■ Data excerpts
****************************************

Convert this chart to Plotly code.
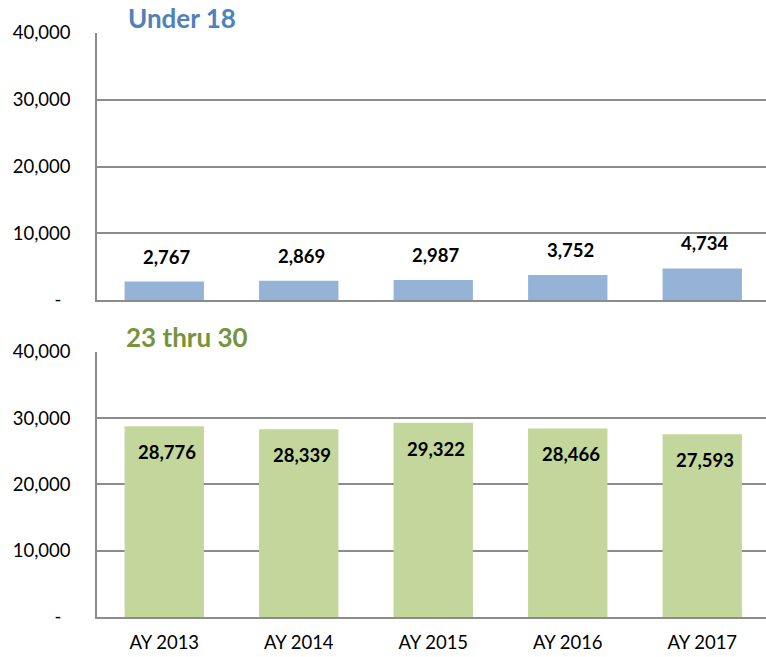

****************************************

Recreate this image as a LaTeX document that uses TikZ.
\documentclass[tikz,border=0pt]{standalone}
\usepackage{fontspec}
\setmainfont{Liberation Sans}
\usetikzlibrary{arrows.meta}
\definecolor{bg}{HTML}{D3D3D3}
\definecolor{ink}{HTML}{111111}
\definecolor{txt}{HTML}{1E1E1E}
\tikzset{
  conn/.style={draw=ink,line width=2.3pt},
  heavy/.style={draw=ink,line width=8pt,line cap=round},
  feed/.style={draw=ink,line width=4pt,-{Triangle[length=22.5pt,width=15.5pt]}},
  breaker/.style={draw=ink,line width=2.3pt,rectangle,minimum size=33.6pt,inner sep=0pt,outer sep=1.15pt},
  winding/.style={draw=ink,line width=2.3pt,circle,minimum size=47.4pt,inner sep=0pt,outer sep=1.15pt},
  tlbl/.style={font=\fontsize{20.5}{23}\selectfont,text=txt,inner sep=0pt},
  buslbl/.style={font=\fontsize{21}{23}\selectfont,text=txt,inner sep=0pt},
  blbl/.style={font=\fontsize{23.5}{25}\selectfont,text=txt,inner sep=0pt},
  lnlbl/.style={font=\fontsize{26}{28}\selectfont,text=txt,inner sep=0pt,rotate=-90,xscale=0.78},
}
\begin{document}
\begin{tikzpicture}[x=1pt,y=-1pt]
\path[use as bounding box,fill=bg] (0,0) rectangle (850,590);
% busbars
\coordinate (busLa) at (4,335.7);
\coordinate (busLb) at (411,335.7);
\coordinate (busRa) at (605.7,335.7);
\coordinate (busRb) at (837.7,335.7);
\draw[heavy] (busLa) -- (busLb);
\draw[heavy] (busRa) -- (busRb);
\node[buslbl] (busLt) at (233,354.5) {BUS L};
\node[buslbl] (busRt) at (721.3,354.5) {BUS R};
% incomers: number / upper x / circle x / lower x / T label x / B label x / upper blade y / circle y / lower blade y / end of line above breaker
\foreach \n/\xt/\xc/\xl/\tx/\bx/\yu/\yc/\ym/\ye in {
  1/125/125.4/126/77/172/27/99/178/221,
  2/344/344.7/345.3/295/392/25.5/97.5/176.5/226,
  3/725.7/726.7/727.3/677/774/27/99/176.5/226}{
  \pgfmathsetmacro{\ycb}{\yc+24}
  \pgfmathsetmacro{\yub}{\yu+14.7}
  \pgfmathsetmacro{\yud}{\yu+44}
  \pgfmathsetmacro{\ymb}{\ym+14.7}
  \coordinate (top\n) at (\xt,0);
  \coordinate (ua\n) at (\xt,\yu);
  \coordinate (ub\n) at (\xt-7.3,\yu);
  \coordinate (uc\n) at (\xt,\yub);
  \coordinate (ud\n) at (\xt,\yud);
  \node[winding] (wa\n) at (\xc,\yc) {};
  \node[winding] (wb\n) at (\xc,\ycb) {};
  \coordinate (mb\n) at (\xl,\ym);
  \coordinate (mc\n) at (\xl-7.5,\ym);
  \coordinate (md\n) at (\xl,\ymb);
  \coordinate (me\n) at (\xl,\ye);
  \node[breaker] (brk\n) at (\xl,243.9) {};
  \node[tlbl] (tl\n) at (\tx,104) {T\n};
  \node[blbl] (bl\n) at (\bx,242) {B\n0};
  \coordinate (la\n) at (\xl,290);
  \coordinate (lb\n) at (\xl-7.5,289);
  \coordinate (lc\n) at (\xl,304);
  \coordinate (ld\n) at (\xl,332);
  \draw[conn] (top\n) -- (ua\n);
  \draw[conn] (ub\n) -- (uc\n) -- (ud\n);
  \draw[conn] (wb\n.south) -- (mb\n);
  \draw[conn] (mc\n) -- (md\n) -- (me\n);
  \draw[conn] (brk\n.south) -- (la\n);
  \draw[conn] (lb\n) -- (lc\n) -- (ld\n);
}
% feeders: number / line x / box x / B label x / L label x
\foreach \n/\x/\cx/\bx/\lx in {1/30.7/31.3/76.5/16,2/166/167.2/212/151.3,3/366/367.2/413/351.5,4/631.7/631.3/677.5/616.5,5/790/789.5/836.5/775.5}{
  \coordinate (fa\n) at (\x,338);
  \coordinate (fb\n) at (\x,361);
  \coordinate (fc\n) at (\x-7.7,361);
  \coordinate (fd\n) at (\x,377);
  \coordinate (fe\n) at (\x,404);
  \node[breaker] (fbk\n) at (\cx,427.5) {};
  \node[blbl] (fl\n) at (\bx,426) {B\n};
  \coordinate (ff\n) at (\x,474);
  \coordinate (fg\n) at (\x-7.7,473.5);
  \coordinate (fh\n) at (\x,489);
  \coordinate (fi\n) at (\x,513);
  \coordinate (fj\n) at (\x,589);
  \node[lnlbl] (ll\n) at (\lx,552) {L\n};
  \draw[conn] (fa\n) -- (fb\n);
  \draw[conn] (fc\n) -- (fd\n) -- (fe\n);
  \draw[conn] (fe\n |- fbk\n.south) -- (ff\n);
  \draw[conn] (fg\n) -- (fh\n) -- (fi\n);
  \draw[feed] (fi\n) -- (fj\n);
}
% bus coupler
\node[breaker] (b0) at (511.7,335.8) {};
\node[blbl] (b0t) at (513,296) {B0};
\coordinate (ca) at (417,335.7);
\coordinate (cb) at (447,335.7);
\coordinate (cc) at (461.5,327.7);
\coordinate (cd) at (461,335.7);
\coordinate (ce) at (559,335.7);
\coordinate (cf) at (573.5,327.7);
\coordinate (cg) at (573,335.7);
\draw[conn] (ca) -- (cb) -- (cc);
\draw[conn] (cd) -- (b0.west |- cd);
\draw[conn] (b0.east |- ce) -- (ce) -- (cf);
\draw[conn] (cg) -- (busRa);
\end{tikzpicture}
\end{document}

****************************************

■ What to do
Find and copy each line above that includes the string "this".

■ Reply
Convert this chart to Plotly code.
Recreate this image as a LaTeX document that uses TikZ.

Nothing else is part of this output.